Publicado em: 22 de junho de 2021

Do que se trata o PL n. 3.262/2019?

No último dia 10 de junho, a Comissão de Constituição e Justiça (CCJ) da Câmara dos Deputados aprovou o Projeto de Lei n. 3.262/2019, que altera o Decreto-Lei nº 2.848/40, o Código Penal brasileiro, para incluir um parágrafo único no seu Art. 246 prevendo que a educação domiciliar (também conhecida como homeschooling) não se configure como crime de abandono intelectual. Diante disso, o Conselho Regional de Psicologia de São Paulo manifesta o seu absoluto repúdio a esse projeto de lei e se posiciona na defesa da educação na escola como elemento indispensável para a formação de nossas crianças e adolescentes e da sociedade brasileira.  

Legalização do homeschooling como violação dos direitos das crianças e das/os adolescentes

O Estatuto da Criança e do Adolescente (ECA), Lei n. 8.069/90, dispõe em seu Art. 53 que “A criança e a/o adolescente têm direito à educação, visando ao pleno desenvolvimento de sua pessoa, preparo para o exercício da cidadania e qualificação para o trabalho, assegurando-se-lhes: I - igualdade de condições para o acesso e permanência na escola”. A Lei de Diretrizes e Bases da Educação Nacional (LDBEN), Lei n. 9.394/96, por sua vez, defende em seu Art. 4º que “O dever do Estado com educação escolar pública será efetivado mediante a garantia de: I - educação básica obrigatória e gratuita dos quatro aos 17 anos de idade, organizada da seguinte forma: a) pré-escola; b) ensino fundamental; c) ensino médio”.

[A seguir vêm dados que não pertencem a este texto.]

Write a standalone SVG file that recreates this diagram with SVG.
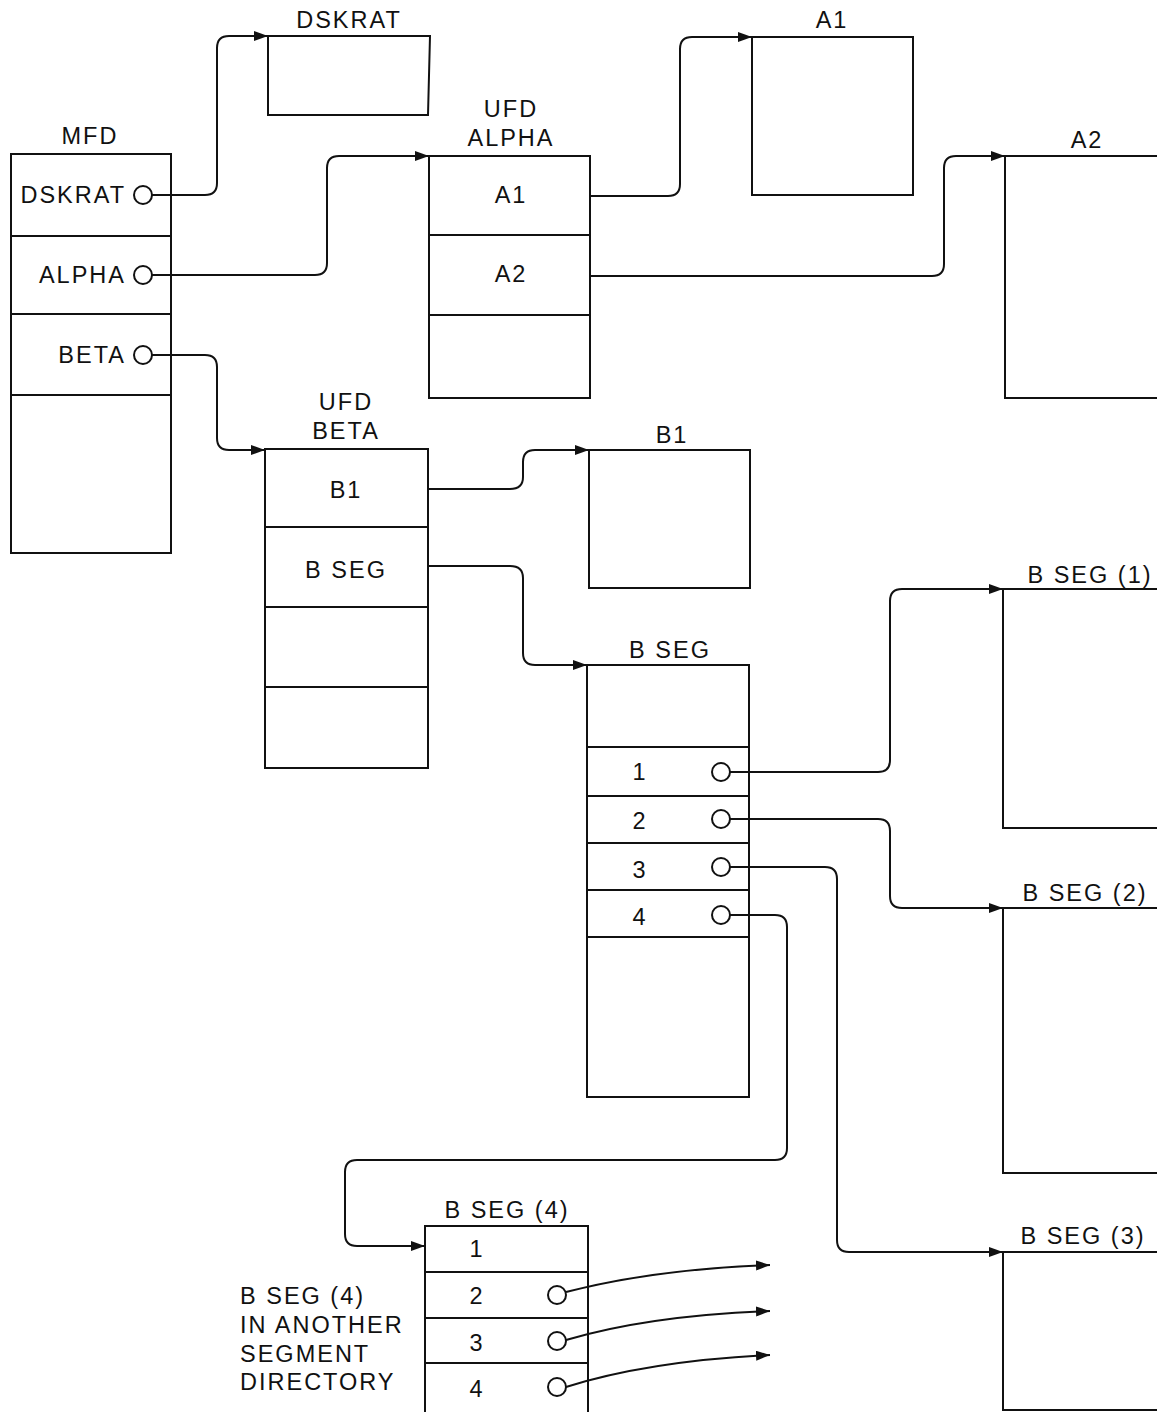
<svg xmlns="http://www.w3.org/2000/svg" width="1157" height="1412" viewBox="0 0 1157 1412">
<style>
.box{fill:none;stroke:#111;stroke-width:2}
.ln{fill:none;stroke:#111;stroke-width:2}
.con{fill:none;stroke:#111;stroke-width:2;marker-end:url(#ah)}
.pt{fill:#fff;stroke:#111;stroke-width:2}
text{font-family:"Liberation Sans",Arial,sans-serif;font-size:23.5px;fill:#111;letter-spacing:2px}
.c{text-anchor:middle}
.e{text-anchor:end}
</style>
<defs>
<marker id="ah" markerUnits="userSpaceOnUse" markerWidth="16" markerHeight="10" refX="14" refY="5" orient="auto">
<path d="M0,0 L14,5 L0,10 Z" fill="#111"/>
</marker>
</defs>
<rect width="1157" height="1412" fill="#fff"/>
<g id="connectors">
<path class="con" d="M152,195 H205 Q217,195 217,183 V48 Q217,36 229,36 H268"/>
<path class="con" d="M152,275 H315 Q327,275 327,263 V168 Q327,156 339,156 H429"/>
<path class="con" d="M152,355 H205 Q217,355 217,367 V438 Q217,450 229,450 H265"/>
<path class="con" d="M590,196 H668 Q680,196 680,184 V49 Q680,37 692,37 H752"/>
<path class="con" d="M590,276 H932 Q944,276 944,264 V168 Q944,156 956,156 H1005"/>
<path class="con" d="M428,489 H510 Q523,489 523,477 V462 Q523,450 535,450 H589"/>
<path class="con" d="M428,566 H510 Q523,566 523,578 V653 Q523,665 535,665 H587"/>
<path class="con" d="M730,772 H878 Q890,772 890,760 V601 Q890,589 902,589 H1003"/>
<path class="con" d="M730,819 H878 Q890,819 890,831 V896 Q890,908 902,908 H1003"/>
<path class="con" d="M730,867 H825 Q837,867 837,879 V1240 Q837,1252 849,1252 H1003"/>
<path class="con" d="M730,915 H775 Q787,915 787,927 V1148 Q787,1160 775,1160 H357 Q345,1160 345,1172 V1234 Q345,1246 357,1246 H425"/>
<path class="con" d="M566,1292 C620,1278 690,1268 770,1265"/>
<path class="con" d="M566,1340 C620,1324 690,1314 770,1311"/>
<path class="con" d="M566,1387 C620,1370 690,1359 770,1355"/>
</g>
<g id="mfd">
<rect class="box" x="11" y="154" width="160" height="399"/>
<path class="ln" d="M11,236 H171 M11,314 H171 M11,395 H171"/>
<text class="c" x="90" y="144">MFD</text>
<text class="e" x="126" y="203">DSKRAT</text>
<text class="e" x="126" y="283">ALPHA</text>
<text class="e" x="126" y="363">BETA</text>
<circle class="pt" cx="143" cy="195" r="9"/>
<circle class="pt" cx="143" cy="275" r="9"/>
<circle class="pt" cx="143" cy="355" r="9"/>
</g>
<g id="dskrat">
<path class="box" d="M268,36 H430 L428,115 H268 Z"/>
<text class="c" x="349" y="28">DSKRAT</text>
</g>
<g id="ufd-alpha">
<rect class="box" x="429" y="156" width="161" height="242"/>
<path class="ln" d="M429,235 H590 M429,315 H590"/>
<text class="c" x="511" y="117">UFD</text>
<text class="c" x="511" y="146">ALPHA</text>
<text class="c" x="511" y="203">A1</text>
<text class="c" x="511" y="282">A2</text>
</g>
<g id="a1">
<rect class="box" x="752" y="37" width="161" height="158"/>
<text class="c" x="832" y="28">A1</text>
</g>
<g id="a2">
<path class="box" d="M1160,156 H1005 V398 H1160"/>
<text class="c" x="1087" y="148">A2</text>
</g>
<g id="ufd-beta">
<rect class="box" x="265" y="449" width="163" height="319"/>
<path class="ln" d="M265,527 H428 M265,607 H428 M265,687 H428"/>
<text class="c" x="346" y="410">UFD</text>
<text class="c" x="346" y="439">BETA</text>
<text class="c" x="346" y="498">B1</text>
<text class="c" x="346" y="578">B SEG</text>
</g>
<g id="b1">
<rect class="box" x="589" y="450" width="161" height="138"/>
<text class="c" x="672" y="443">B1</text>
</g>
<g id="bseg">
<rect class="box" x="587" y="665" width="162" height="432"/>
<path class="ln" d="M587,747 H749 M587,796 H749 M587,843 H749 M587,890 H749 M587,937 H749"/>
<text class="c" x="670" y="658">B SEG</text>
<text class="c" x="640" y="780">1</text>
<text class="c" x="640" y="829">2</text>
<text class="c" x="640" y="878">3</text>
<text class="c" x="640" y="925">4</text>
<circle class="pt" cx="721" cy="772" r="9"/>
<circle class="pt" cx="721" cy="819" r="9"/>
<circle class="pt" cx="721" cy="867" r="9"/>
<circle class="pt" cx="721" cy="915" r="9"/>
</g>
<g id="bseg1">
<path class="box" d="M1160,589 H1003 V828 H1160"/>
<text class="c" x="1090" y="583">B SEG (1)</text>
</g>
<g id="bseg2">
<path class="box" d="M1160,908 H1003 V1173 H1160"/>
<text class="c" x="1085" y="901">B SEG (2)</text>
</g>
<g id="bseg3">
<path class="box" d="M1160,1252 H1003 V1410 H1160"/>
<text class="c" x="1083" y="1244">B SEG (3)</text>
</g>
<g id="bseg4">
<path class="box" d="M425,1415 V1226 H588 V1415"/>
<path class="ln" d="M425,1272 H588 M425,1318 H588 M425,1363 H588"/>
<text class="c" x="507" y="1218">B SEG (4)</text>
<text class="c" x="477" y="1257">1</text>
<text class="c" x="477" y="1304">2</text>
<text class="c" x="477" y="1351">3</text>
<text class="c" x="477" y="1397">4</text>
<circle class="pt" cx="557" cy="1295" r="9"/>
<circle class="pt" cx="557" cy="1341" r="9"/>
<circle class="pt" cx="557" cy="1387" r="9"/>
</g>
<g id="note">
<text x="240" y="1304">B SEG (4)</text>
<text x="240" y="1333">IN ANOTHER</text>
<text x="240" y="1362">SEGMENT</text>
<text x="240" y="1390">DIRECTORY</text>
</g>
</svg>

A educação escolar, conforme disposto em ambos os documentos, é um direito das crianças e adolescentes, sendo uma obrigatoriedade. A escola é um espaço único, indispensável e insubstituível de ensino, aprendizagem, promoção de desenvolvimento integral e interação social. É na escola, por meio do diálogo e da interação direta com outras/os estudantes, professoras/es, gestoras/es e demais profissionais da educação –  técnica e cientificamente capacitadas/os para a docência – que aprendemos conteúdos científicos, artísticos e filosóficos.    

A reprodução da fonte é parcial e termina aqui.